Source data =>

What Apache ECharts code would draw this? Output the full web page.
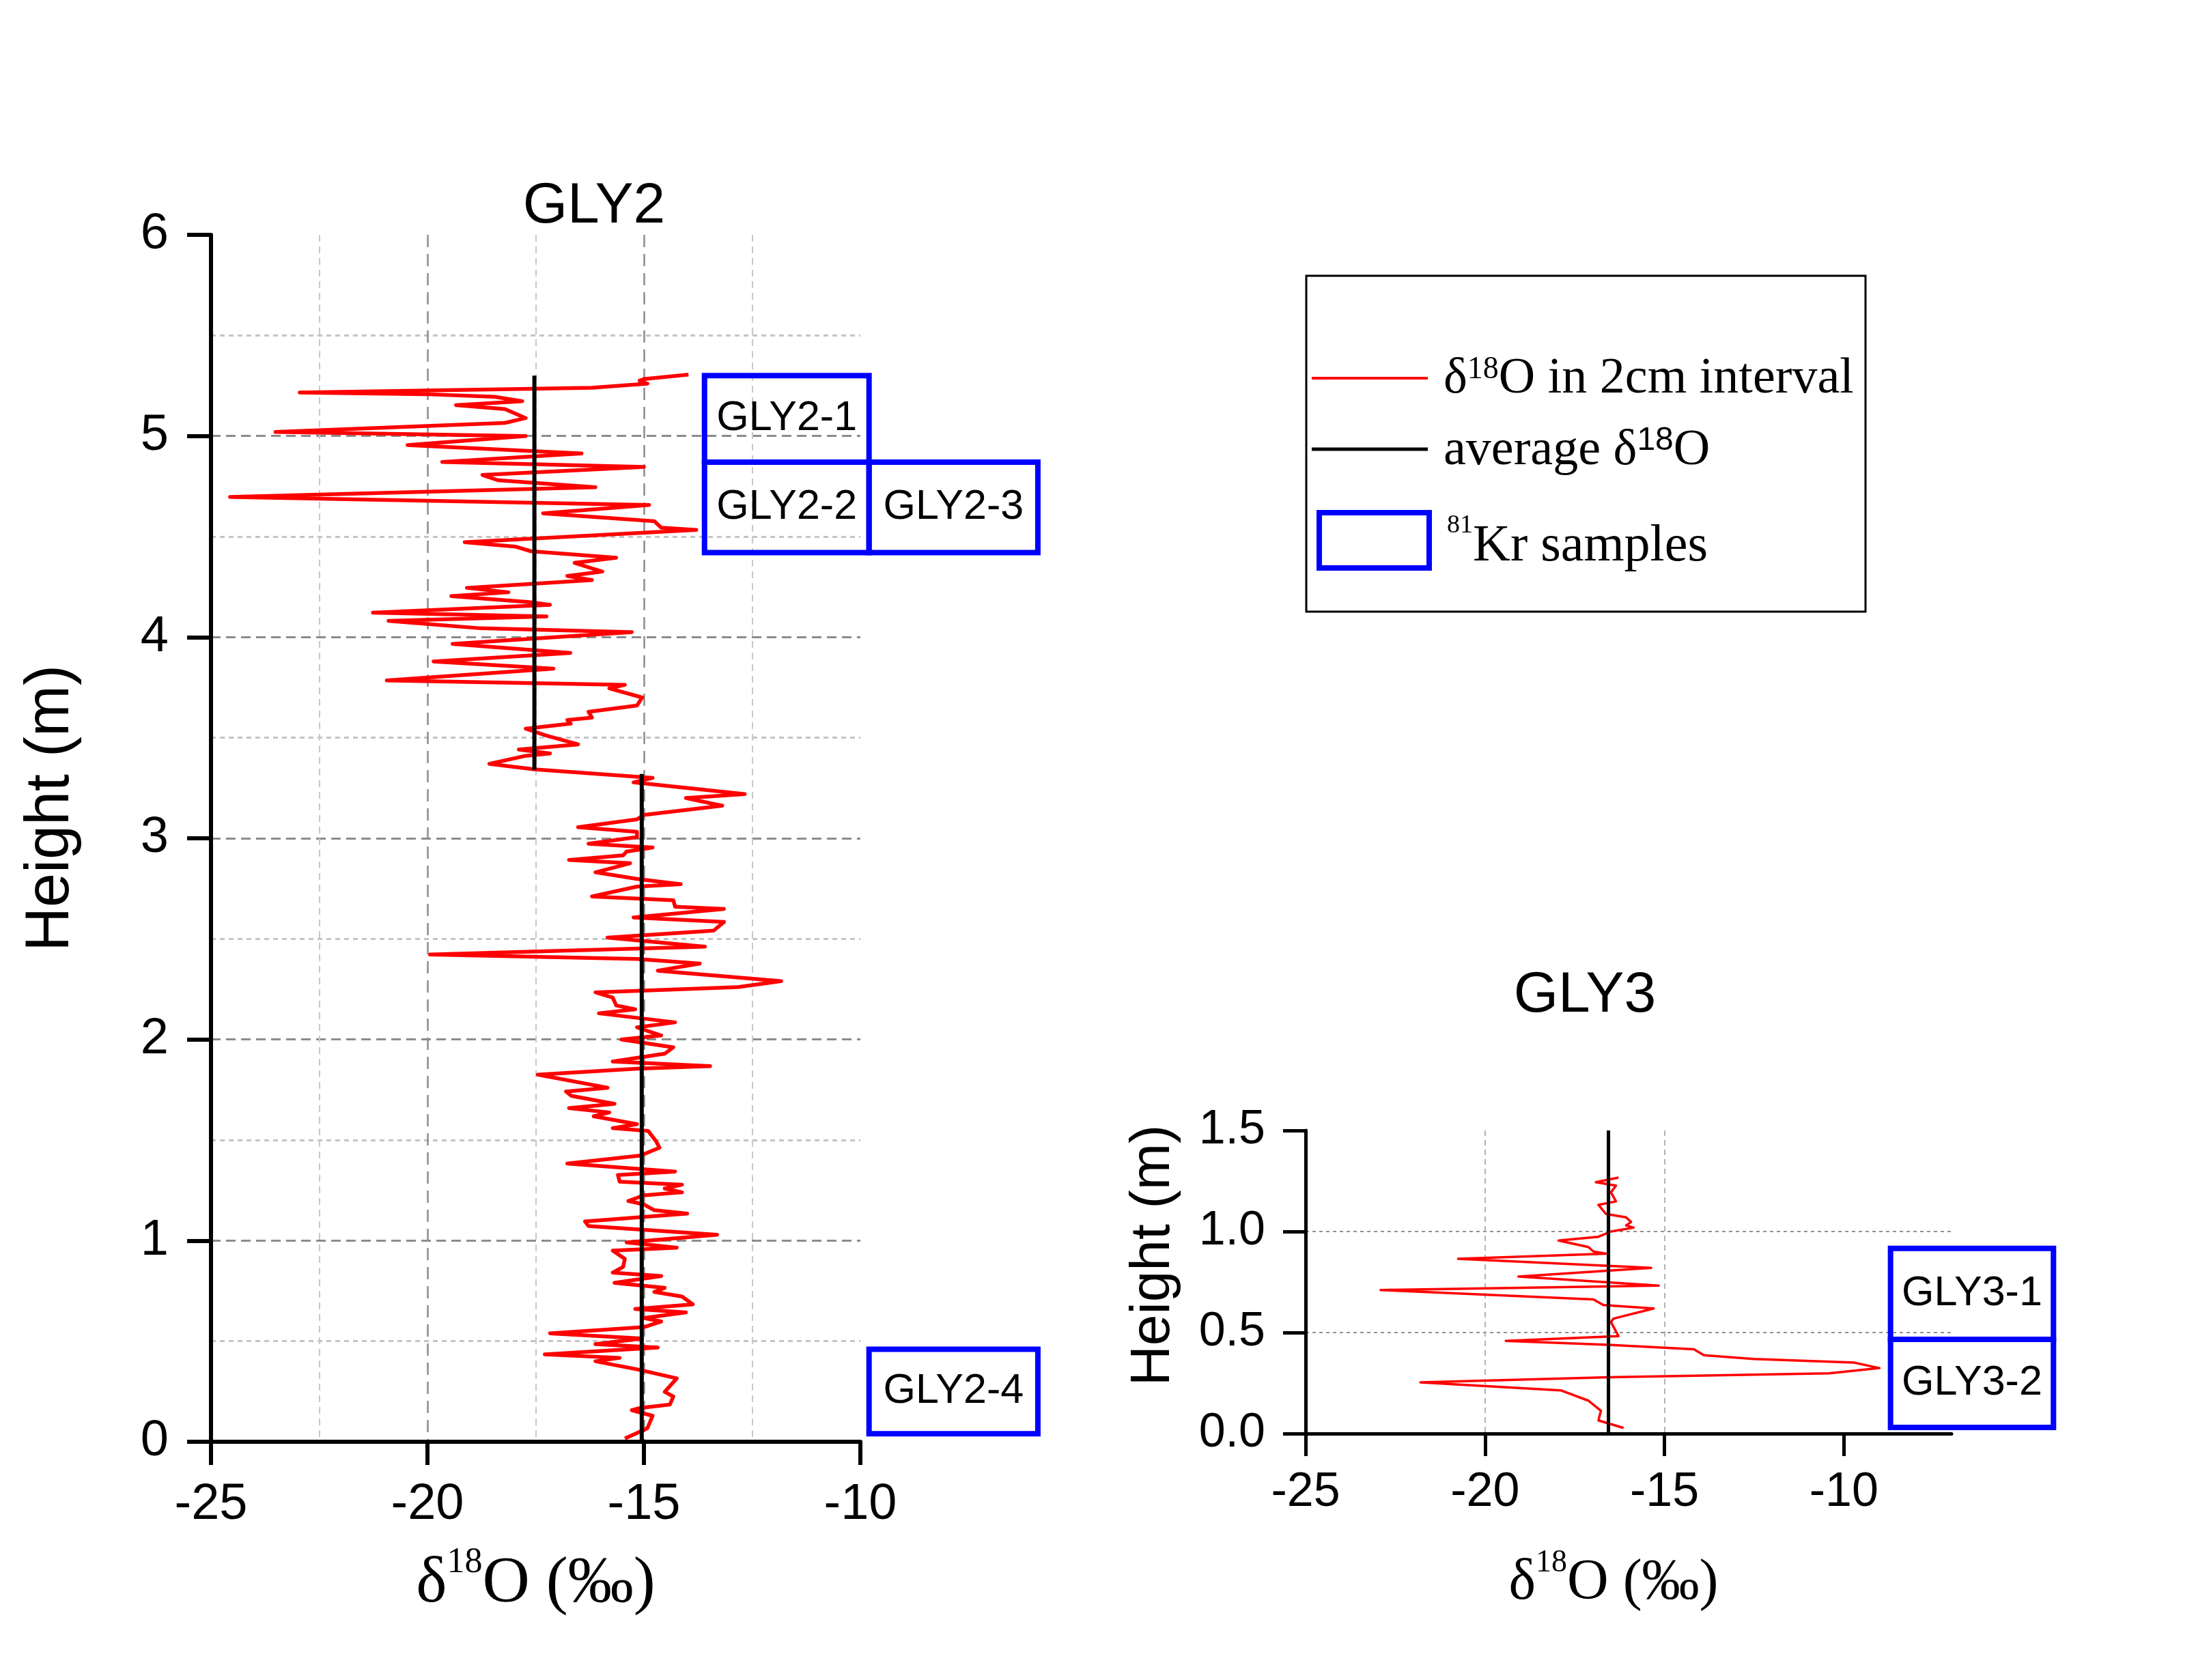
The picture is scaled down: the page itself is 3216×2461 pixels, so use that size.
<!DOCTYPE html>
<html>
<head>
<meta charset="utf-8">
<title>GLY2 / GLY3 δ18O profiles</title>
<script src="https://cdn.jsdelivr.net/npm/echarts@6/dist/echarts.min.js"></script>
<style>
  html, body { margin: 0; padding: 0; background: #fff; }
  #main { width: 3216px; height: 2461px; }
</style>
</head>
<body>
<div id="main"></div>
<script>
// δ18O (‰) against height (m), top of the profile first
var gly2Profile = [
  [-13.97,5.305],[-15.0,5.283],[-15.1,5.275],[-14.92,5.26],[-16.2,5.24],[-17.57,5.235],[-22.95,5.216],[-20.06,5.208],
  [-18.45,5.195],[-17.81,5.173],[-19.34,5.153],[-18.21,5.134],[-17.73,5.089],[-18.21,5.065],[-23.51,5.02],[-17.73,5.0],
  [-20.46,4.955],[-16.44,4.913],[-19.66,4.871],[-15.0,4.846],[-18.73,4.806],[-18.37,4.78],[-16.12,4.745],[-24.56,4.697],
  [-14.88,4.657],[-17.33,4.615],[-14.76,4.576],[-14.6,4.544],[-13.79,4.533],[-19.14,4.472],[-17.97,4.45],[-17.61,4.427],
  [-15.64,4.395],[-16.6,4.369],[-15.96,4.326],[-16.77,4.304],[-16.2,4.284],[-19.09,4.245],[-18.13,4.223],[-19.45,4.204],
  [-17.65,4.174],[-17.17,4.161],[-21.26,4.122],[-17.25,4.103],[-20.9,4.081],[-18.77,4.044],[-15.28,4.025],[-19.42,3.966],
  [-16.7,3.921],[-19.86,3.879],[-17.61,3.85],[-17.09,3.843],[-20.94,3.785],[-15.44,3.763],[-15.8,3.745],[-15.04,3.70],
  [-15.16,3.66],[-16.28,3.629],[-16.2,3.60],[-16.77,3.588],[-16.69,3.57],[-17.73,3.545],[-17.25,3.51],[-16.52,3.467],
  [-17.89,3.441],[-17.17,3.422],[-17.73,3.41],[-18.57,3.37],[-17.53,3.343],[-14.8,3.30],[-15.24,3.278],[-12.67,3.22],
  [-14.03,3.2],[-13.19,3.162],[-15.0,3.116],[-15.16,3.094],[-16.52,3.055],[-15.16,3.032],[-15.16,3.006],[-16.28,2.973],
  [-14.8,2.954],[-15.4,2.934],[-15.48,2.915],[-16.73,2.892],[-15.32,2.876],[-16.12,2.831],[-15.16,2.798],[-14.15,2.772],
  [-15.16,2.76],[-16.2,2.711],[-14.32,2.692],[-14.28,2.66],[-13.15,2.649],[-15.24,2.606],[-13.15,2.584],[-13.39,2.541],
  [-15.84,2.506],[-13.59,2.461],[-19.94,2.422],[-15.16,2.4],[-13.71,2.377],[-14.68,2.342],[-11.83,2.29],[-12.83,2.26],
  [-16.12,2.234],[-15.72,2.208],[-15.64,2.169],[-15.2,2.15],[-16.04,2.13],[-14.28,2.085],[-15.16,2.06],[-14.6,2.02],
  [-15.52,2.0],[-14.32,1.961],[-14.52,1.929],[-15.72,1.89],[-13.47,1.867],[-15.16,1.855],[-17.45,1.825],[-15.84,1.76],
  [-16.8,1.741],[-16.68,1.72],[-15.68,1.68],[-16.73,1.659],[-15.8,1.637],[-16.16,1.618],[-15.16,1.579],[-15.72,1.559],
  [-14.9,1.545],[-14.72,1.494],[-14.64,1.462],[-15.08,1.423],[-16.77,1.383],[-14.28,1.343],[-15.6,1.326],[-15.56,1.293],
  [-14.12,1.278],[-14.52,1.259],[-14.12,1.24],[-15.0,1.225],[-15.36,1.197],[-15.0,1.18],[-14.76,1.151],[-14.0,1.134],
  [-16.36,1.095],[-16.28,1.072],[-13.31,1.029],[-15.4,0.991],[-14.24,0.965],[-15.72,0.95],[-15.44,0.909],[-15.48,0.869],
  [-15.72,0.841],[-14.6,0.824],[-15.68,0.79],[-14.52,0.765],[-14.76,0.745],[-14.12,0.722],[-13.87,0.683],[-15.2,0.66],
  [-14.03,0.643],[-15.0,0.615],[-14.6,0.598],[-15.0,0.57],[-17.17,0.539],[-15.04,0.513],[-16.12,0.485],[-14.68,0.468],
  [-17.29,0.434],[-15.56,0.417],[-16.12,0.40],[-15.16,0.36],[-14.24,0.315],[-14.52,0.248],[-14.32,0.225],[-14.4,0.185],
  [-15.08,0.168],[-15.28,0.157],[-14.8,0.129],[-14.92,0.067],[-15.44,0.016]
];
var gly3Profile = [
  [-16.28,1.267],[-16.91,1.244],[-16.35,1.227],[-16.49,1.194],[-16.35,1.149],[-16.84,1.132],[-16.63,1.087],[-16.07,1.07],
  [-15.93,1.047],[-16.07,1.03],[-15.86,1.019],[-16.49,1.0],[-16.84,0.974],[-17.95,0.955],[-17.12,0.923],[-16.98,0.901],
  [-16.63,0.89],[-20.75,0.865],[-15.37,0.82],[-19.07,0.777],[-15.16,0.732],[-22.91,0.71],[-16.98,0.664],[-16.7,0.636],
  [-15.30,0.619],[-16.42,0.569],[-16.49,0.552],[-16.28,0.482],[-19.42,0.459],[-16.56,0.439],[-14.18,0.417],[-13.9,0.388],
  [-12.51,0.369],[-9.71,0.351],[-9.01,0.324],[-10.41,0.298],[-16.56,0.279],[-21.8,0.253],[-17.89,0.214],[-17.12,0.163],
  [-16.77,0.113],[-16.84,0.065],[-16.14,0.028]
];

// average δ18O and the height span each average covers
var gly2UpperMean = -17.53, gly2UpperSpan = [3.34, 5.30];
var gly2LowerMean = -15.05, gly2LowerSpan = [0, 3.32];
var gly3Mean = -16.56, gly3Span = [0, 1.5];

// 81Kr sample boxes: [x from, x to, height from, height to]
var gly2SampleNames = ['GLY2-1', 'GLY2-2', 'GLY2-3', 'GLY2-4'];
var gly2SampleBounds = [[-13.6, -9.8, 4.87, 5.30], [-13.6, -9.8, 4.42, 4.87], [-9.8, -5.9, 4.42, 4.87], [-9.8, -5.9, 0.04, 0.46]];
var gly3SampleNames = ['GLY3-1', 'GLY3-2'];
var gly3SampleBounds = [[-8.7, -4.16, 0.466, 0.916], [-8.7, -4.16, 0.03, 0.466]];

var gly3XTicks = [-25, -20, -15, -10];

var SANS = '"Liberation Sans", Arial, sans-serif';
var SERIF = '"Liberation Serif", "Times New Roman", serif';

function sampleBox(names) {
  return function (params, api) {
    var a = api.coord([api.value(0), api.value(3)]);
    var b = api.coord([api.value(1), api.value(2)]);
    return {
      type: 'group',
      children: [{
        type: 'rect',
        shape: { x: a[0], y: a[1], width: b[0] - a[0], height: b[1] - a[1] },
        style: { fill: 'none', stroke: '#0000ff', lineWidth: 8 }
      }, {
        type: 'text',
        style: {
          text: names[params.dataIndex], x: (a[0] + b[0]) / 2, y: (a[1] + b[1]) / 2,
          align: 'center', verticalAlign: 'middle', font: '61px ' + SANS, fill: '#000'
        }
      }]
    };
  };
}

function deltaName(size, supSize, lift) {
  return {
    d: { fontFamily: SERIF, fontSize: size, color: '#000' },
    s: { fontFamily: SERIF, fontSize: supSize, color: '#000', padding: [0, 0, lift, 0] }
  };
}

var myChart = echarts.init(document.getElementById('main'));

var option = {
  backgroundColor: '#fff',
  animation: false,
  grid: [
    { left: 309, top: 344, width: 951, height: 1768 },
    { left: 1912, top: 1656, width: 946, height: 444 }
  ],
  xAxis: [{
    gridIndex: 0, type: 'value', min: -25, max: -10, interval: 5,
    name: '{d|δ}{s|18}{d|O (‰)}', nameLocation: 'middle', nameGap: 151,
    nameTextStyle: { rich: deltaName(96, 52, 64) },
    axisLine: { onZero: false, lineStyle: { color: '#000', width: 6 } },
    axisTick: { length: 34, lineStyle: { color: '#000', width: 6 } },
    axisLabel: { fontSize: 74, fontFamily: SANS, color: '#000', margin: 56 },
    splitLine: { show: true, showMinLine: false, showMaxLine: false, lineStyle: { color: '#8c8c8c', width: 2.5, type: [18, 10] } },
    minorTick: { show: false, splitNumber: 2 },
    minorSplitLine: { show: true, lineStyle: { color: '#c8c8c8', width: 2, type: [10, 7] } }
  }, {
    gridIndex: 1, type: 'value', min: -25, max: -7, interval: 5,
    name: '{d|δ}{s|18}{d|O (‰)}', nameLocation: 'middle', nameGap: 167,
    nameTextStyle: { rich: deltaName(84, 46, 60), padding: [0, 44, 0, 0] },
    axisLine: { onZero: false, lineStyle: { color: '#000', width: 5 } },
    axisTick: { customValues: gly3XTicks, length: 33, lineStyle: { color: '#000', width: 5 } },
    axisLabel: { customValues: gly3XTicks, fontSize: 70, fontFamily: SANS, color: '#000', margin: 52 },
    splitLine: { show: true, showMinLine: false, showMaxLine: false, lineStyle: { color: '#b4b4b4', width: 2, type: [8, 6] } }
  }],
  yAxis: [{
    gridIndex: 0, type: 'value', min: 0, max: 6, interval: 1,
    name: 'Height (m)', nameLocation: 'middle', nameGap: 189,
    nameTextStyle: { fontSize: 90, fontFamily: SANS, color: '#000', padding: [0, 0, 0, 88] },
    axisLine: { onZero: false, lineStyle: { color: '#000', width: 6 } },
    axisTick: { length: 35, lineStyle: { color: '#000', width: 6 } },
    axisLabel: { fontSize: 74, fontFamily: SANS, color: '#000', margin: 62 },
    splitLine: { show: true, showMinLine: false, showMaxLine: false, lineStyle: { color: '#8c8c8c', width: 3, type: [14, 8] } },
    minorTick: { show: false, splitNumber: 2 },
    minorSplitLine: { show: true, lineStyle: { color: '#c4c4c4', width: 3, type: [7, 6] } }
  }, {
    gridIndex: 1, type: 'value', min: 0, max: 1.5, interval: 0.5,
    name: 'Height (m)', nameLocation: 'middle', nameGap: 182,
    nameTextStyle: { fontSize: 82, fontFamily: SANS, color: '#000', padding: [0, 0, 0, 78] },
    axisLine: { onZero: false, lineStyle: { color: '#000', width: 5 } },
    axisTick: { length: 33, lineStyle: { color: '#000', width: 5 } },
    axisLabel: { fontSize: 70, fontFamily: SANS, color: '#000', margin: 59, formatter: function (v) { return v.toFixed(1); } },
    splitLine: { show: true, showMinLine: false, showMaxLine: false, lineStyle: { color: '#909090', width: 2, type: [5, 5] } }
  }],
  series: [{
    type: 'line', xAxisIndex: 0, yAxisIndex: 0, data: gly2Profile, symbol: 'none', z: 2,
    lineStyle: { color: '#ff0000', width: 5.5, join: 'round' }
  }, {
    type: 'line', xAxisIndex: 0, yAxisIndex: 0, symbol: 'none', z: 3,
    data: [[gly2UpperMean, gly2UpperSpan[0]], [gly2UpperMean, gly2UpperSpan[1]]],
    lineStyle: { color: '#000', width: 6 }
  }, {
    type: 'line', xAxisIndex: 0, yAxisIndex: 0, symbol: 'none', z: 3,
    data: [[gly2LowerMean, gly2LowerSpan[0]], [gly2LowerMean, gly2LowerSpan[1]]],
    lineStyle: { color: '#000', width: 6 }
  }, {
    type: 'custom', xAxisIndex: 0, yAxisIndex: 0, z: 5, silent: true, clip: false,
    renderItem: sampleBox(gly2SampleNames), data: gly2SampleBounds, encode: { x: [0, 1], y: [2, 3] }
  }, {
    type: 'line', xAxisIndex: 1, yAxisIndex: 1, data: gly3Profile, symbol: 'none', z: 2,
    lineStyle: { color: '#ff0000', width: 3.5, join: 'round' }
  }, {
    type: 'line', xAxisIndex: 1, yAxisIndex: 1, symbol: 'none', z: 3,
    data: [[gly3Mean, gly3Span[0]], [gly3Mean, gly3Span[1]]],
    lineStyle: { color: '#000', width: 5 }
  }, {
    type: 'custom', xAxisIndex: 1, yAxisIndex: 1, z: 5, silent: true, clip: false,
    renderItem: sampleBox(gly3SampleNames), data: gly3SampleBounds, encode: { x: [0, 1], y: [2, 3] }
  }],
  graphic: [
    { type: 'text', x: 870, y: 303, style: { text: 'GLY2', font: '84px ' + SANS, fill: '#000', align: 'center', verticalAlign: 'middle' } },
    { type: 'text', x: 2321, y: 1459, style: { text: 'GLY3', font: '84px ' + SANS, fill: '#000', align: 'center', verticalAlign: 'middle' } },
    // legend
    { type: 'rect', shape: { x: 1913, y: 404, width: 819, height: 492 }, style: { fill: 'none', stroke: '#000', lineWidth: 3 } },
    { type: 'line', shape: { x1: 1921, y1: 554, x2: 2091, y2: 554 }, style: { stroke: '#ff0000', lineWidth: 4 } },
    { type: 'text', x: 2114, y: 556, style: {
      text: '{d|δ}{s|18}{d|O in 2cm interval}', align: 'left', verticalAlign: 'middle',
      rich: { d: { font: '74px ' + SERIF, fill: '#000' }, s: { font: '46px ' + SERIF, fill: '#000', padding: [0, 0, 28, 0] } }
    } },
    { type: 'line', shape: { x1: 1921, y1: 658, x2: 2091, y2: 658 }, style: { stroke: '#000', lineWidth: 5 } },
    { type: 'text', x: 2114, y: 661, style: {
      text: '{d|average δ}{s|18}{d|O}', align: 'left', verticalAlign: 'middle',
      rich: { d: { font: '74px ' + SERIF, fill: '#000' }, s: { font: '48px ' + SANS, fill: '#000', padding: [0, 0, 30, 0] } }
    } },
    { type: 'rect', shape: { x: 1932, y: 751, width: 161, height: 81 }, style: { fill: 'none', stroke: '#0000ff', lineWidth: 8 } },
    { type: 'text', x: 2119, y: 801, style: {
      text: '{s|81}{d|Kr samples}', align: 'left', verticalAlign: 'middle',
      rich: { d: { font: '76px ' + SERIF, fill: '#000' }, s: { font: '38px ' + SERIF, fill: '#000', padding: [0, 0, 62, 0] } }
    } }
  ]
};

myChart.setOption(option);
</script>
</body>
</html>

Task description =>
Find every line above that contains the word "page", and return each one.

Written reply =>
What Apache ECharts code would draw this? Output the full web page.
The picture is scaled down: the page itself is 3216×2461 pixels, so use that size.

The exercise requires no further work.